● TASK DESCRIPTION
Pictures must not be retyped. Return exactly the lines from the one with "Recreate this image as a LaTeX" through the one with "(tb) at (871,57)", both included, and no others.

● GIVEN RECORDS

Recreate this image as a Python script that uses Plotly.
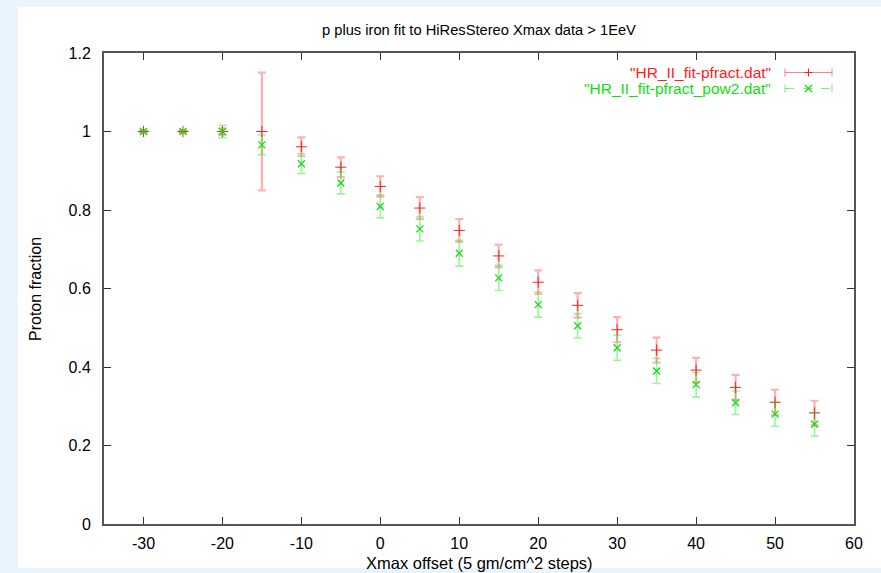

---

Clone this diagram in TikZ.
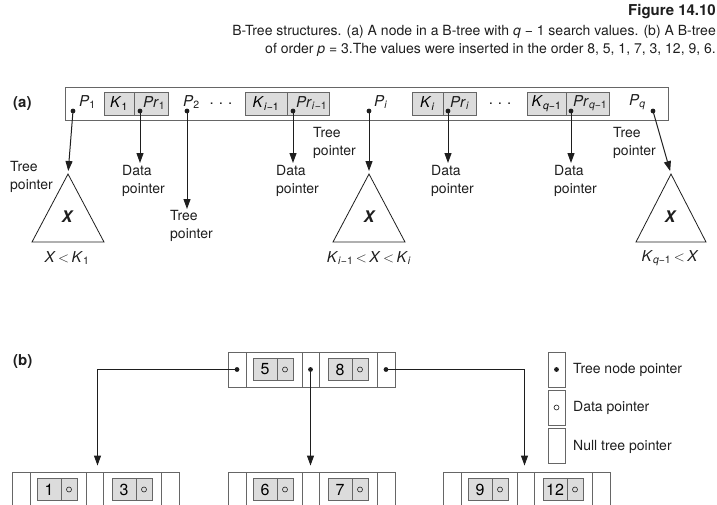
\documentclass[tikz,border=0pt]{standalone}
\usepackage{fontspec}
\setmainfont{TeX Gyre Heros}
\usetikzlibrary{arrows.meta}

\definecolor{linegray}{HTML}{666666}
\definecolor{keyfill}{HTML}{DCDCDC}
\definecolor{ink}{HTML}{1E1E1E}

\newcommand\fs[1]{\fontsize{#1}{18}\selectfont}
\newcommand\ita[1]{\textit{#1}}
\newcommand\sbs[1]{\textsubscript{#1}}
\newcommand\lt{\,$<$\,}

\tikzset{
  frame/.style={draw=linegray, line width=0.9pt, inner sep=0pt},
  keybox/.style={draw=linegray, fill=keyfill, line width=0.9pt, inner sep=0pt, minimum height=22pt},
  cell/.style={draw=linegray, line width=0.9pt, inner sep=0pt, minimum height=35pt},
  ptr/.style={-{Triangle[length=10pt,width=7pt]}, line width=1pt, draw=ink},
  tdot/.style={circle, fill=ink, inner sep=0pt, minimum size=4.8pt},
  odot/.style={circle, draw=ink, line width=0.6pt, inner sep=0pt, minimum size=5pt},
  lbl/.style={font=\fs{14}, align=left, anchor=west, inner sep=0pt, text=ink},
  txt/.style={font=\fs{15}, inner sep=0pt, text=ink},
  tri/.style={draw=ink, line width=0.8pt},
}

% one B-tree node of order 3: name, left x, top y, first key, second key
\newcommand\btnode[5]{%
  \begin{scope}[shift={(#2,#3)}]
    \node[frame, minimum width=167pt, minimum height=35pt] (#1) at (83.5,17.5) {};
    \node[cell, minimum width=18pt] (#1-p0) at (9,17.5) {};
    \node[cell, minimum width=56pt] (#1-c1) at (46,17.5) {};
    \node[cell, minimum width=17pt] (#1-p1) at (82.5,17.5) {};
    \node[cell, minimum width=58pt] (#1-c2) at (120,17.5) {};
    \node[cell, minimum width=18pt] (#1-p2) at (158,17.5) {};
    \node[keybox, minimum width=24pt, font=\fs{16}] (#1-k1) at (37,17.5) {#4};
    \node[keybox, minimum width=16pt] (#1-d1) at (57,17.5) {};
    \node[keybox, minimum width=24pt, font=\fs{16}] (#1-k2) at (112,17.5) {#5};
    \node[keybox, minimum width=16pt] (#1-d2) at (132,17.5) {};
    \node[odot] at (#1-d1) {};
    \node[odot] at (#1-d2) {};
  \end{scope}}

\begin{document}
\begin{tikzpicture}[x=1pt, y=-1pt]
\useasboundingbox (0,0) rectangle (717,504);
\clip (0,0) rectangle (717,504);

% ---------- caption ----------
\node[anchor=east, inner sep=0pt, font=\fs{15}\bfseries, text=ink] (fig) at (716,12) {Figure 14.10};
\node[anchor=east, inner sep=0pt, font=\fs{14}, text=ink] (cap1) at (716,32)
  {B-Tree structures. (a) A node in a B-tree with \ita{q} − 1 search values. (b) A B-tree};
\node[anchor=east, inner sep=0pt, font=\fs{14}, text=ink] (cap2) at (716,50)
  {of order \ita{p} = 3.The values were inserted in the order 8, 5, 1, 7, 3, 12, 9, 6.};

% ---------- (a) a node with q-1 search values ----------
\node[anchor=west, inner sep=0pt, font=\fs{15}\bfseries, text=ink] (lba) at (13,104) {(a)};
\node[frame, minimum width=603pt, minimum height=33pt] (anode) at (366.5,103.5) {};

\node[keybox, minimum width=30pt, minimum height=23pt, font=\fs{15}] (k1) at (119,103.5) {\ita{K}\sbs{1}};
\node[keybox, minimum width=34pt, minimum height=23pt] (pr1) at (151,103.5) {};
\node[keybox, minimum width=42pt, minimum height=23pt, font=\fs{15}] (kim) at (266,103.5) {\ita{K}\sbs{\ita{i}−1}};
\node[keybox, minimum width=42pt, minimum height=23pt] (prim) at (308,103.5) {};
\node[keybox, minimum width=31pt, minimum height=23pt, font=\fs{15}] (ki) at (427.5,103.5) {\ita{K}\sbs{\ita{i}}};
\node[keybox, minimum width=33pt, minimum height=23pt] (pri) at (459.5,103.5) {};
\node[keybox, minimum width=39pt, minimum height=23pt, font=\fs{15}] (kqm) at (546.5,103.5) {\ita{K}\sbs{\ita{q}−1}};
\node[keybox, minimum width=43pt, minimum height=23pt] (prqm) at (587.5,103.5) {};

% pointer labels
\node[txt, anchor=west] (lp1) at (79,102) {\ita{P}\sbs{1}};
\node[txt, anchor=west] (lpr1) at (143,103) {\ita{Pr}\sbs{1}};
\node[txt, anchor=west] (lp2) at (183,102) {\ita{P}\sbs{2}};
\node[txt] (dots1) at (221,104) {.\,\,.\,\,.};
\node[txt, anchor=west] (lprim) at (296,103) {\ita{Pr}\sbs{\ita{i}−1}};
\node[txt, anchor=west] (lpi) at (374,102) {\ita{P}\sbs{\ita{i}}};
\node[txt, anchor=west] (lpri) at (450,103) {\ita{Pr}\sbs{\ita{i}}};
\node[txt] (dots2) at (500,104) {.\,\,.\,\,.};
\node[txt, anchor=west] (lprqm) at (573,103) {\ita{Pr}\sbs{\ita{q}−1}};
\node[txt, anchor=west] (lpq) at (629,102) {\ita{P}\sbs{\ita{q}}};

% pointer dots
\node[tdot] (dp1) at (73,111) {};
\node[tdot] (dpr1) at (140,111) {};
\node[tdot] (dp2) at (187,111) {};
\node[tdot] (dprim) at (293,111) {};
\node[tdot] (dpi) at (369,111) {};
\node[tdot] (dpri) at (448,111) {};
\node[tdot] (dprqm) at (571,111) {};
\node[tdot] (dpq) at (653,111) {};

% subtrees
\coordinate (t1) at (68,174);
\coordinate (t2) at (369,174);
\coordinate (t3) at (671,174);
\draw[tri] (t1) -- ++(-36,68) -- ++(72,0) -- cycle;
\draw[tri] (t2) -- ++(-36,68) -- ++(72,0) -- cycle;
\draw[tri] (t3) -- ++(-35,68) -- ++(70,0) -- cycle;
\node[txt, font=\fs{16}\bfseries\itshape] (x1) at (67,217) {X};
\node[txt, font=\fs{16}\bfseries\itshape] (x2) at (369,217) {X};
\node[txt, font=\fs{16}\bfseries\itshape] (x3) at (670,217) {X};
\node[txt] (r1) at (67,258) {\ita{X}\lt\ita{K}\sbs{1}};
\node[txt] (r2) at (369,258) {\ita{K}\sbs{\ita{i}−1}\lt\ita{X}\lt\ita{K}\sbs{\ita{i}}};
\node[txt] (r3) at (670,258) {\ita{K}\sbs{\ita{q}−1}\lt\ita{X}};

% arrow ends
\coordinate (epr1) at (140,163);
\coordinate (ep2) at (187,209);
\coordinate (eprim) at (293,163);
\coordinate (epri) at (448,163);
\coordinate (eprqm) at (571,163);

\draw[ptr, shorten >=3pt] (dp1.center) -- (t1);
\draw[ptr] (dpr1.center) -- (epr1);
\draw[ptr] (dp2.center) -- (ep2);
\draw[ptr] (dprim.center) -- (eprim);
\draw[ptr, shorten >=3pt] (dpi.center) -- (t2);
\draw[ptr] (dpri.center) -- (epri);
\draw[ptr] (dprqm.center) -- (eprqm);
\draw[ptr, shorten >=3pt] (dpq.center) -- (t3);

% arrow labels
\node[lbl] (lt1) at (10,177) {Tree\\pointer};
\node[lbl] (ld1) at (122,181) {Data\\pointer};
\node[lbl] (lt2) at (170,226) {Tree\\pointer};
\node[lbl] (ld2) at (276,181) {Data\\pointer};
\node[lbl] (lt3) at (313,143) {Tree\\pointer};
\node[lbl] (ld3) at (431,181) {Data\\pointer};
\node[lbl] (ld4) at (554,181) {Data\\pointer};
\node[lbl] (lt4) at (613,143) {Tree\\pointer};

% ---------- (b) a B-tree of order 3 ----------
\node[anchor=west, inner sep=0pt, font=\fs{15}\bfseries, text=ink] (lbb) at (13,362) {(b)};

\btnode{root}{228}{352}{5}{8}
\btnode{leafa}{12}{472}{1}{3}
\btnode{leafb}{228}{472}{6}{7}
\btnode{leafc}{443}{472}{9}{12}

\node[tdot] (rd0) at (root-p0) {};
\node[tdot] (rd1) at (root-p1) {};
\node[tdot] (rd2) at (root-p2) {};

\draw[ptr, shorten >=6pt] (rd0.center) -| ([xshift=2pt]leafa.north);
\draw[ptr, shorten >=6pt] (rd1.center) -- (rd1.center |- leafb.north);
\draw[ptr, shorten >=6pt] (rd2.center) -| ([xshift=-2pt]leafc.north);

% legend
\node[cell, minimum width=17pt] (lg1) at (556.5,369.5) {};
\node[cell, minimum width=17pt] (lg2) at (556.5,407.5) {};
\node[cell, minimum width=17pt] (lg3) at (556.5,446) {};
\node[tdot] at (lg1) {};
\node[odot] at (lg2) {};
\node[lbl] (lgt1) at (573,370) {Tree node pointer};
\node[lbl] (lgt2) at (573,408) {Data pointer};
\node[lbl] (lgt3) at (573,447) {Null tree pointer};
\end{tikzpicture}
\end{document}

--

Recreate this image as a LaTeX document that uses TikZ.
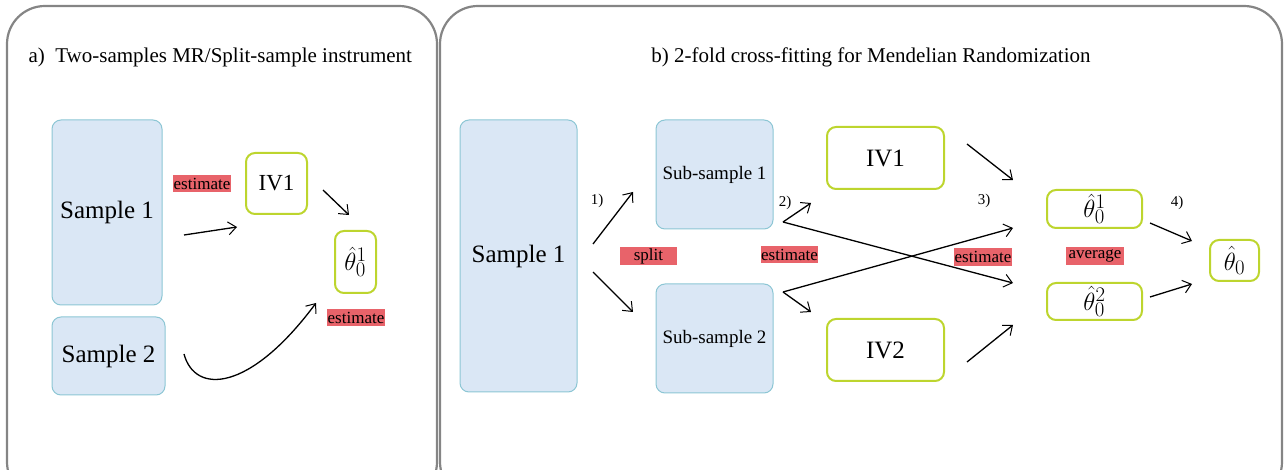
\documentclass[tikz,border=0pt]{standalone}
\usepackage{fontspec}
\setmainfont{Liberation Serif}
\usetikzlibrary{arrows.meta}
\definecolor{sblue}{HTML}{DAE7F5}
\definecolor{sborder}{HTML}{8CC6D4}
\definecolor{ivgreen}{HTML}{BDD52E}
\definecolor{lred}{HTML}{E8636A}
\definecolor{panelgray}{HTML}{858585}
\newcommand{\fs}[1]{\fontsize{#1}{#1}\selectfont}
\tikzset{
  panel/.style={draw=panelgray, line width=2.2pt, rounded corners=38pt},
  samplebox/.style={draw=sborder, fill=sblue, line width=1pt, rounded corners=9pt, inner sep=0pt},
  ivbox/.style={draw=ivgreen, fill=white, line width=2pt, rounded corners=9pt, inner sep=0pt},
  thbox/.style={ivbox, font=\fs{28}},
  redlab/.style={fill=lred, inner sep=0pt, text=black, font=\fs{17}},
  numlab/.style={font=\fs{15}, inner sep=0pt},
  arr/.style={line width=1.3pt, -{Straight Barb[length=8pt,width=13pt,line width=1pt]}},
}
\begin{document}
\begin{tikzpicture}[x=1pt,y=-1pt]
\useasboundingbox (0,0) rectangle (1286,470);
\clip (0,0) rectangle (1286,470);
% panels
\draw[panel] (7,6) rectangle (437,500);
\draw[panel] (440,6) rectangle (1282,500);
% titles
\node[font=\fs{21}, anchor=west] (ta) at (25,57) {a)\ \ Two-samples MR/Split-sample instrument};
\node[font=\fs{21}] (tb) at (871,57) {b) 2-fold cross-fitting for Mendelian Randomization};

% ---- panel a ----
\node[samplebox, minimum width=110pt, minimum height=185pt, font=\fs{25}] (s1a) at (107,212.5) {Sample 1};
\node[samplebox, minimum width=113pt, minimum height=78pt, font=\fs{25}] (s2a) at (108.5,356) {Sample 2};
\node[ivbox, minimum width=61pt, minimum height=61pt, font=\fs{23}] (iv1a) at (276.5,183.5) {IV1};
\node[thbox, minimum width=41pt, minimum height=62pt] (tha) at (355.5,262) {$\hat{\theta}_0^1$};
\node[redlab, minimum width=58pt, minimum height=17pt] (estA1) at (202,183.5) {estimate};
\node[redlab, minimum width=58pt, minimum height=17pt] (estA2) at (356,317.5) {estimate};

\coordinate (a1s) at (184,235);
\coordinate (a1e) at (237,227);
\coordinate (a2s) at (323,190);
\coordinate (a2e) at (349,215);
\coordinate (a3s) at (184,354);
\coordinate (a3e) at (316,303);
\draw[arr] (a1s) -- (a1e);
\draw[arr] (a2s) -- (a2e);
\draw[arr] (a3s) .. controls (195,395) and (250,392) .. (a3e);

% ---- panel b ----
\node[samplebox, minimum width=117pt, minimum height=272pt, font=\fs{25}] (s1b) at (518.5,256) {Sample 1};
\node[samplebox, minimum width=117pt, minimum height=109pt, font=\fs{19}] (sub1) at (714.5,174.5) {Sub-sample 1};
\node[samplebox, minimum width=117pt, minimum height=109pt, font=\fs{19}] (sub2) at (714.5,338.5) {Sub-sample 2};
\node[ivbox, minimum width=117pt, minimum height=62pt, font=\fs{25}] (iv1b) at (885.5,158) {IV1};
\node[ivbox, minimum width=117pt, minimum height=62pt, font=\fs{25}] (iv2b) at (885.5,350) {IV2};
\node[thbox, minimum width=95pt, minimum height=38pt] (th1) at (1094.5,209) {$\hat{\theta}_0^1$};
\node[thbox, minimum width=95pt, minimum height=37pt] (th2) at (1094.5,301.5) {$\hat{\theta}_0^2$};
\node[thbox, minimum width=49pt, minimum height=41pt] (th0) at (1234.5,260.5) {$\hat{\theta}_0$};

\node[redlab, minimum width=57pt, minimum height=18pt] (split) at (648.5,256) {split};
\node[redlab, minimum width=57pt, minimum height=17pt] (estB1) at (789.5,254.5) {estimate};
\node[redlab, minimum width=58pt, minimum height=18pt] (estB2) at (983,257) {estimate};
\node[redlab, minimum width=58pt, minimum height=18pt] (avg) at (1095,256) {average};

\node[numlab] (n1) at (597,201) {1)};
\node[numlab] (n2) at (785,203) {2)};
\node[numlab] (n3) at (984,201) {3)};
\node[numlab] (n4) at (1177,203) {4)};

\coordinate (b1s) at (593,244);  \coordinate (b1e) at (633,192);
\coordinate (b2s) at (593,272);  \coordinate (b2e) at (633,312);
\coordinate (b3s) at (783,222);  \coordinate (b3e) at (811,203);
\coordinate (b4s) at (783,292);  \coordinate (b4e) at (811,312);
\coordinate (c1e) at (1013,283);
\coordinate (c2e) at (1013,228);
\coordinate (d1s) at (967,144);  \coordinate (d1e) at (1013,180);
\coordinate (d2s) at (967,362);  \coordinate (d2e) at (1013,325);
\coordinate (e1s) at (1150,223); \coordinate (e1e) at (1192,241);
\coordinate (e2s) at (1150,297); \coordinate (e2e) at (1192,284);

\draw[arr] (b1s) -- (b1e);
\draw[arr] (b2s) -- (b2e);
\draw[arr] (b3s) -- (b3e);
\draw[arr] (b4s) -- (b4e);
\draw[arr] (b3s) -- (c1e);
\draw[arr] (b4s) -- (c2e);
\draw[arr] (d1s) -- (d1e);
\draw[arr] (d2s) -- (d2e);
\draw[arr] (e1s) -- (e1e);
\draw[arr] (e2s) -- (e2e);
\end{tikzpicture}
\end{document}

● RESULT
Recreate this image as a LaTeX document that uses TikZ.
\documentclass[tikz,border=0pt]{standalone}
\usepackage{fontspec}
\setmainfont{Liberation Serif}
\usetikzlibrary{arrows.meta}
\definecolor{sblue}{HTML}{DAE7F5}
\definecolor{sborder}{HTML}{8CC6D4}
\definecolor{ivgreen}{HTML}{BDD52E}
\definecolor{lred}{HTML}{E8636A}
\definecolor{panelgray}{HTML}{858585}
\newcommand{\fs}[1]{\fontsize{#1}{#1}\selectfont}
\tikzset{
  panel/.style={draw=panelgray, line width=2.2pt, rounded corners=38pt},
  samplebox/.style={draw=sborder, fill=sblue, line width=1pt, rounded corners=9pt, inner sep=0pt},
  ivbox/.style={draw=ivgreen, fill=white, line width=2pt, rounded corners=9pt, inner sep=0pt},
  thbox/.style={ivbox, font=\fs{28}},
  redlab/.style={fill=lred, inner sep=0pt, text=black, font=\fs{17}},
  numlab/.style={font=\fs{15}, inner sep=0pt},
  arr/.style={line width=1.3pt, -{Straight Barb[length=8pt,width=13pt,line width=1pt]}},
}
\begin{document}
\begin{tikzpicture}[x=1pt,y=-1pt]
\useasboundingbox (0,0) rectangle (1286,470);
\clip (0,0) rectangle (1286,470);
% panels
\draw[panel] (7,6) rectangle (437,500);
\draw[panel] (440,6) rectangle (1282,500);
% titles
\node[font=\fs{21}, anchor=west] (ta) at (25,57) {a)\ \ Two-samples MR/Split-sample instrument};
\node[font=\fs{21}] (tb) at (871,57) {b) 2-fold cross-fitting for Mendelian Randomization};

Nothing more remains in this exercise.